6. EQUAL SQUARES

A simple shape like the square tessellates the plane in a regular way, and we can obtain nice dissections by placing one such tessellation on top of another. In a tessellation of squares, the squares may be all the same size, or may occur in different sizes.





Problem S1. Dissect a square into 2 equal squares.

This problem is trivial (try it!), but we can use it to illustrate a new technique. At left is a portion of a tessellation of green 1-squares. Superimposed is a portion of a tessellation of red 2-squares. You can drag the red tessellation to various positions ((double) click on the red square, hold mouse button down and drag). Any position solves the above problem, but some positions give more simple or economical solutions.
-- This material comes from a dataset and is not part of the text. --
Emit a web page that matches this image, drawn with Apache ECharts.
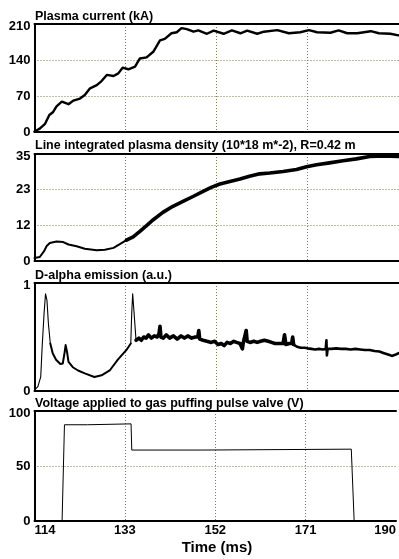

Here are two solutions showing the two resulting green squares: one a 4-piece dissection, the other a 5-piece. You might experiment to find a nice 6-piece solution.

In terms of area, this is a problem with 1-squares and 2-squares. However, the grids are nicely related too. This suggests the existence of other problems of this type.

Problem S2. (a) Dissect a square into 10 equal squares. (Abu'l-Wafa)
                        (b) Dissect 5 equal squares into 2 equal squares.

To carry out Part (a) we superimpose on the tessellation of green 1-squares, a red square grid of side length 10. A ‘nice’ solution is when the vertices of the red square lie on green lattice grid points. We then get a 16 piece dissection of the red square into 10 green squares, including 4 unbroken central squares.

Part (b) is more tricky. We use a red grid of half the size, but with the same orientation. If the green squares have area 1, what is the area of a red square? Place the red grid so that the central point lies at the centre of a green square. Now compare the 5-square green cross with two adjacent red squares. You should get a 12 piece dissection of one to the other. In this solution figure, notice that the 6 red pieces outside the green cross fit exactly onto the portion of the green cross outside the two shaded red squares.